3. While the chilies are soaking, toast the sesame seeds for about two minutes, being careful not to burn. Transfer the seeds to a plate to cool. Toast the garlic and tomato in the skillet or griddle, turning, for 10-15 minutes, until soft and blackened in spots. Cool slightly, peel off the skins, and transfer to a blender (ideal) or food processor (adequate but won’t grind up the sesame very well). Add the sesame seeds, chilies, cinnamon, oregano, pepper, chocolate, and 1-1/2 cups of broth. Process  until smooth. The original recipe says to strain the sauce in a medium-mesh strainer. I didn’t strain the sauce today, because I don’t have a medium-mesh strainer and I don’t really care about perfectly smooth sauce. But you may.

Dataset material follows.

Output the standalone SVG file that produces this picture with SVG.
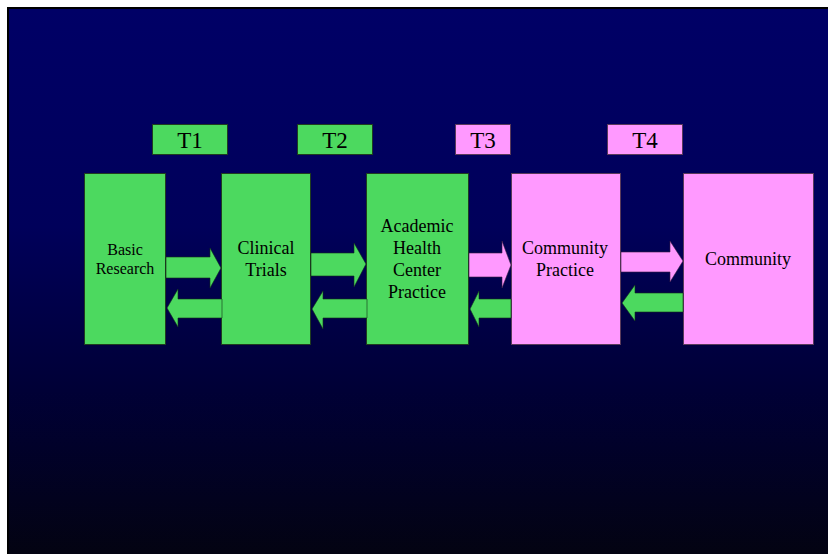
<svg xmlns="http://www.w3.org/2000/svg" width="828" height="554" viewBox="0 0 828 554">
  <defs>
    <linearGradient id="bg" x1="0" y1="0" x2="0" y2="1">
      <stop offset="0" stop-color="#000066"/>
      <stop offset="0.4" stop-color="#00005a"/>
      <stop offset="0.7" stop-color="#000036"/>
      <stop offset="1" stop-color="#030312"/>
    </linearGradient>
    <style>
      .g { fill: #4cd95f; stroke: #1f3d1f; stroke-width: 1; }
      .p { fill: #ff99ff; stroke: #5a3a5a; stroke-width: 1; }
      .ag { fill: #4cd95f; stroke: #10301a; stroke-width: 0.6; }
      .ap { fill: #ff99ff; stroke: #3a2040; stroke-width: 0.6; }
      text { font-family: "Liberation Serif", "Times New Roman", serif; fill: #000; text-anchor: middle; }
      .t { font-size: 23px; }
      .n { font-size: 18px; }
      .s { font-size: 16px; }
    </style>
  </defs>
  <rect x="0" y="0" width="828" height="554" fill="#ffffff"/>
  <rect x="7" y="7" width="821" height="547" fill="#000000"/>
  <rect x="9" y="9" width="819" height="545" fill="url(#bg)"/>

  <g id="T1"><rect class="g" x="152.5" y="124.5" width="75" height="30"/><text class="t" x="190" y="148">T1</text></g>
  <g id="T2"><rect class="g" x="297.5" y="124.5" width="75" height="30"/><text class="t" x="335" y="148">T2</text></g>
  <g id="T3"><rect class="p" x="455.5" y="124.5" width="55" height="30"/><text class="t" x="483" y="148">T3</text></g>
  <g id="T4"><rect class="p" x="607.5" y="124.5" width="75" height="30"/><text class="t" x="645" y="148">T4</text></g>

  <g id="basic-research"><rect class="g" x="84.5" y="173.5" width="81" height="171"/>
    <text class="s" x="125" y="255">Basic</text><text class="s" x="125" y="274">Research</text></g>
  <g id="clinical-trials"><rect class="g" x="221.5" y="173.5" width="89" height="171"/>
    <text class="n" x="266" y="254">Clinical</text><text class="n" x="266" y="276">Trials</text></g>
  <g id="academic-health-center-practice"><rect class="g" x="366.5" y="173.5" width="102" height="171"/>
    <text class="n" x="417" y="232">Academic</text><text class="n" x="417" y="254">Health</text>
    <text class="n" x="417" y="276">Center</text><text class="n" x="417" y="298">Practice</text></g>
  <g id="community-practice"><rect class="p" x="511.5" y="173.5" width="109" height="171"/>
    <text class="n" x="565" y="254">Community</text><text class="n" x="565" y="276">Practice</text></g>
  <g id="community"><rect class="p" x="683.5" y="173.5" width="130" height="171"/>
    <text class="n" x="748" y="265">Community</text></g>

  <g id="connectors">
    <polygon class="ag" points="166,257 210,257 210,248 221,268 210,288 210,278 166,278"/>
    <polygon class="ag" points="222,299 178,299 178,289 167,308 178,327 178,318 222,318"/>
    <polygon class="ag" points="311,253 354,253 354,243 366,264 354,287 354,276 311,276"/>
    <polygon class="ag" points="367,299 323,299 323,291 312,309 323,329 323,318 367,318"/>
    <polygon class="ap" points="469,253 502,253 502,241 511,265 502,288 502,277 469,277"/>
    <polygon class="ag" points="511,299 479,299 479,291 470,309 479,327 479,318 511,318"/>
    <polygon class="ap" points="621,252 670,252 670,241 683,261 670,282 670,272 621,272"/>
    <polygon class="ag" points="683,293 635,293 635,285 622,303 635,321 635,312 683,312"/>
  </g>
</svg>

Mine definitely had texture, mostly sesame seeds.

4. Heat the oil or lard in a heavy, medium-sized saucepan over medium-high. Once the oil is hot enough to make a drop of the puree sizzle, add the puree all at once and stir for 3-4 minutes, until it’s thickened a bit. Add the rest of the broth, stir, partially cover, and simmer for about an hour, stirring occasionally. Taste and season with salt, usually about 1-1/2 teaspoons, and honey or sugar.

5. Stir the drained beans into the mole. Simmer for about 20 minutes, for the beans to absorb the flavors, adding more broth if necessary.  Taste for salt and serve.